Today our car was blocked in and my wife had to take a car service to work.

I also double park. Once, someone who recognized my car rang my bell to complain that I was blocking him. He suggested that if I double park, I should leave a note on my dashboard indicating where I can be contacted in case the person whose car I am blocking wants to get out." ...

The letter goes on to extol the virtues of leaving contact information for the benefit of those whom you inconvenience by your double-parking.

Reading the letter at face value, one might conclude that the community is so cohesive that they have a system of social mores that facilitate amicable cooperation to successfully maximize the benefits available from a limited supply of parking spaces, much like the valet parking systems in urban parking garages.

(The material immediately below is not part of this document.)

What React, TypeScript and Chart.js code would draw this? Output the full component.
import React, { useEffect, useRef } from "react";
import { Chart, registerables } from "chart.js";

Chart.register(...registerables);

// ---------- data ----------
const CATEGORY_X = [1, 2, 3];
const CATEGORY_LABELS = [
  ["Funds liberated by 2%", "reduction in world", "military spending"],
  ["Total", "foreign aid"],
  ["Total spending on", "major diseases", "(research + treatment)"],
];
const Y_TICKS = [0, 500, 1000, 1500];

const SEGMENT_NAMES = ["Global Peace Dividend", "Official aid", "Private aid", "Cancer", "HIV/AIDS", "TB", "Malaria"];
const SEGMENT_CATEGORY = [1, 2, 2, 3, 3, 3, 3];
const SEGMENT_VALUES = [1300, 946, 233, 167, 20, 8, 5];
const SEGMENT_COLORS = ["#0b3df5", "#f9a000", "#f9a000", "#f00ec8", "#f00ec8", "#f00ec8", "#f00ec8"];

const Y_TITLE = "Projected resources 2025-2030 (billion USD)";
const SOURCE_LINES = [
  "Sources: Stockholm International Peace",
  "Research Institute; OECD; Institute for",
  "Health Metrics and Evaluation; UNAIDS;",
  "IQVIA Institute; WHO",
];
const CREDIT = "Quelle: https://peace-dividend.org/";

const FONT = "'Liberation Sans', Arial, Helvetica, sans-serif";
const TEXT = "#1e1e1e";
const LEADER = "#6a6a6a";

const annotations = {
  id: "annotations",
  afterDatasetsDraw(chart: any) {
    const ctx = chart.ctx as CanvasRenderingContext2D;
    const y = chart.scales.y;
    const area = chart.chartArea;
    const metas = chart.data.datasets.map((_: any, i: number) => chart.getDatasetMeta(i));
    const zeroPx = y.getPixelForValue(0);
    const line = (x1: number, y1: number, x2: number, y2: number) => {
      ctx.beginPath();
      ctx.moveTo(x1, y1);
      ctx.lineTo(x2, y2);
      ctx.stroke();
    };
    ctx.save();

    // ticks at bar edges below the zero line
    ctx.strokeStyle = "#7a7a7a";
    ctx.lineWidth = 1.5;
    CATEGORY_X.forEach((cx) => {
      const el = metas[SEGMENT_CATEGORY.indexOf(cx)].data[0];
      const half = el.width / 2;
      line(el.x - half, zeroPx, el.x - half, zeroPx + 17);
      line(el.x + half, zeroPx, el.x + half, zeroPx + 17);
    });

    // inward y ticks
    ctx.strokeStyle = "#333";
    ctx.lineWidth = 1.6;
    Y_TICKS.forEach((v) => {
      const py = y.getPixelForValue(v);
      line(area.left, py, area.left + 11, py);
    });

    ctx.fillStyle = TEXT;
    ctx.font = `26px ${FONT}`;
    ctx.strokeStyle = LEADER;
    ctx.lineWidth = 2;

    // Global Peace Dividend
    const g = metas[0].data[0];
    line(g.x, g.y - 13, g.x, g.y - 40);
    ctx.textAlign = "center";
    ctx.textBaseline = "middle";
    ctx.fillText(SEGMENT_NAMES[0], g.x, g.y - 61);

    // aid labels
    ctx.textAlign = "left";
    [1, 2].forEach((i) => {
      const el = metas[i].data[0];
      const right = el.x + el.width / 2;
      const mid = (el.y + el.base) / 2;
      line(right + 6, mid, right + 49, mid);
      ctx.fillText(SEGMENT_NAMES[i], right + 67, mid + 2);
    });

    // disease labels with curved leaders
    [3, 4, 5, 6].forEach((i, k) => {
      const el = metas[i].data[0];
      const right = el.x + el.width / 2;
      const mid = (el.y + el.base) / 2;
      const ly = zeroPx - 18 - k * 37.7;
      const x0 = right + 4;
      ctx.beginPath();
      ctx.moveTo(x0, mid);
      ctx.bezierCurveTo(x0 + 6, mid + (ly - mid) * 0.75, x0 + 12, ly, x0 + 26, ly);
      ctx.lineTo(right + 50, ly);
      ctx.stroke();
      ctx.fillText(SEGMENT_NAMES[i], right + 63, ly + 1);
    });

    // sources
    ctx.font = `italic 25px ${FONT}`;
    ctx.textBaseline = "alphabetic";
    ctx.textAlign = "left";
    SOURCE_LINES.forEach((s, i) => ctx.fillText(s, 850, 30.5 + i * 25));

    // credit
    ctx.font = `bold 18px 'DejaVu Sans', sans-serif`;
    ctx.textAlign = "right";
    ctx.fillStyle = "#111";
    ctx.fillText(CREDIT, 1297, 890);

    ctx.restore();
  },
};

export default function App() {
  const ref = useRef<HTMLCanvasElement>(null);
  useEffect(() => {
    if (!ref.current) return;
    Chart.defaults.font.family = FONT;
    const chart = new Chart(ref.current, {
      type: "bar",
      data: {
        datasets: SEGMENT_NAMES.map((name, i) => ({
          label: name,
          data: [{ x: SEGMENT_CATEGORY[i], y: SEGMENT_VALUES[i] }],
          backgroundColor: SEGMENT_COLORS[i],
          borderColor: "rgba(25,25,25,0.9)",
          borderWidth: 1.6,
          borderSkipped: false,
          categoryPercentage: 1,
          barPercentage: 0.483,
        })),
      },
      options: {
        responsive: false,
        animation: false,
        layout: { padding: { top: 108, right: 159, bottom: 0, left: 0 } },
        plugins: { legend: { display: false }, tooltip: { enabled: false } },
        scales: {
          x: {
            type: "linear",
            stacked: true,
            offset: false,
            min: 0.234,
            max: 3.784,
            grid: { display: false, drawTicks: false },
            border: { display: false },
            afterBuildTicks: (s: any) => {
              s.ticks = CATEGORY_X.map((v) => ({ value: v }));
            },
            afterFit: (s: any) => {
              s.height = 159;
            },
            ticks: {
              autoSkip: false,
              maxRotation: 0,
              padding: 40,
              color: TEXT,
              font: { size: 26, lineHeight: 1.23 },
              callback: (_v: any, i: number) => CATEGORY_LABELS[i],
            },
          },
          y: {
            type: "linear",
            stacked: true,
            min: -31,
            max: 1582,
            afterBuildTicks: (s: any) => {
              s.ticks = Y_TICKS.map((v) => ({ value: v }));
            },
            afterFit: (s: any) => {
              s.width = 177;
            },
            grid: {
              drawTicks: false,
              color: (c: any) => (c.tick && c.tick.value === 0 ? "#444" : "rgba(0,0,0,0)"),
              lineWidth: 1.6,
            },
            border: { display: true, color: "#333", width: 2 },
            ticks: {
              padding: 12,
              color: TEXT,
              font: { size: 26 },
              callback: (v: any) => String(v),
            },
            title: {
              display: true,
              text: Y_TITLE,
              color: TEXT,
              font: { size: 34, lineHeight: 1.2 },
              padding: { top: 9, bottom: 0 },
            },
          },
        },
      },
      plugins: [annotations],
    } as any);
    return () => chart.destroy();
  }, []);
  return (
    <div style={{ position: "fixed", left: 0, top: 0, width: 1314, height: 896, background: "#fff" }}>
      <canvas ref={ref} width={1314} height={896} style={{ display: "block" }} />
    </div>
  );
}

But, having been boxed in by double parkers in Boro Park, I cannot take that view.  There is a sense of entitlement to double park.  And the double parkers are not always so prompt to move their cars when you need to get going; they have been known to take the attitude that their shopping errand should take precedence over my need to drive to my next destination on my itinerary.

When I was younger, the armamentarium in the trunk of my car (a large Pontiac Le Mans) sometimes included a sledge hammer, which I had occasion to use in the course of a not-so-lucrative manual labor business venture one summer.  If the younger version of me were boxed in by a Boro Parker with the entitlement attitude, there would be an excellent chance that the sledge hammer would be put to the use for which it was created -- smashing the culprit's windshield.  It is a small wonder that it has not happened.  My son and his friends certainly thought of it when they were boxed in by a Boro Double Parker (but decided that such measures would only further delay their departure; they just hit the horn of their car for a few minutes and the double parker eventually came to move his car).

[Now, of course, some axle grease generously applied to the door handles would be my preferred mode of retribution.  Especially if the double parker were a woman who had gone shopping for some fancy clothes.].


On the very next page of the Hamodia print edition was a reprint of Charles Krauthammer's piece "Government by Fiat," as well as an article by Eliezer Stern entitled "Lawless President Again," each noting Barack Hussein Obama's attitude that he is above the law and can do as he pleases.

The irony of the juxtaposition is not lost upon me.